O/U total number of replays that take longer than the two-minute guideline: 200.5
Take notice of the difference in wording between the two replay time counts. The manager has a 30-second “limit” to challenge. The umpires have a two-minute “guideline” to complete the process. The crew will continue taking as long as they need to make the proper call.
O/U average length of games in 2017: 2 hrs 45 mins
In theory, these changes should shorten the game some. However, I don’t think the league is targeting the appropriate plays to make a noticeable difference. It is rare to see a manager take much longer than 30 seconds to make a decision on challenging a play.

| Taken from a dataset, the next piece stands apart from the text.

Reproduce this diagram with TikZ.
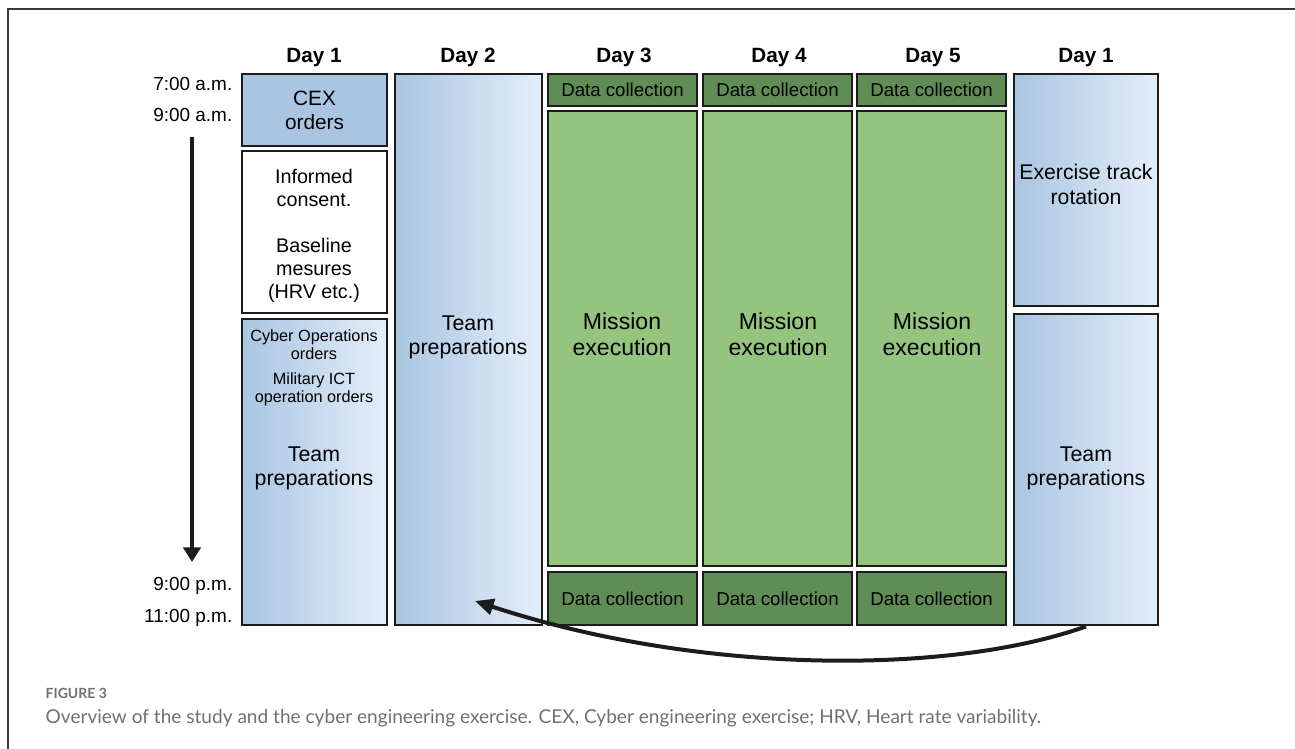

And each manager is only given one challenge. So I’m not sure we’re shaving a whole lot of time there.
Intentional walks only added an average of 35 seconds per game in 2016. Between the manager getting the decision to his pitcher and then relaying it to the umpire, I don’t see a lot of saved time there, either.
If baseball wants to really shorten their games, they’ll put a limit on visits to the mound and add a pitch-clock. Until then, the games will continue to be significantly longer than NHL and NBA games.
Possible Future Changes (Next Five Years)
Odds the league institutes a limit on mound visits per game: 5/3
This is the most reasonable way to shorten games. When a pitcher is struggling, the game is often stopped by the catcher, manager, or pitching coach. The pitcher gets a little pep talk, holding up the game for a couple minutes. Casual baseball fans would love this rule change. Purists would be up in arms.
Odds the MLB adds a pitch-clock: 7/3
Receive the ball from the catcher, get the signalled pitch, set yourself, and then deliver the pitch. This shouldn’t take that long. But some pitchers — I’m looking at you, Pedro Baez — take an excruciatingly long time. Put them on the clock already! Again, purists would hate this.
Odds on shorter breaks between innings: 4/1
The league announced they’d be reducing the commercial breaks between half-innings by 20 seconds this year. Don’t expect the MLB to give up any more ad time.
Odds to limit the number of pitching changes per game: 9/1
It may seem practical, but this would bring about player safety concerns. You can’t ask a gassed pitcher to just keep on chucking.
Odds to eliminate innings: 500/1
You get 27 outs, then it’s the other team’s turn! I think that’s sort of how cricket works. There’s no doubt this would shorten games. But it’s not happening.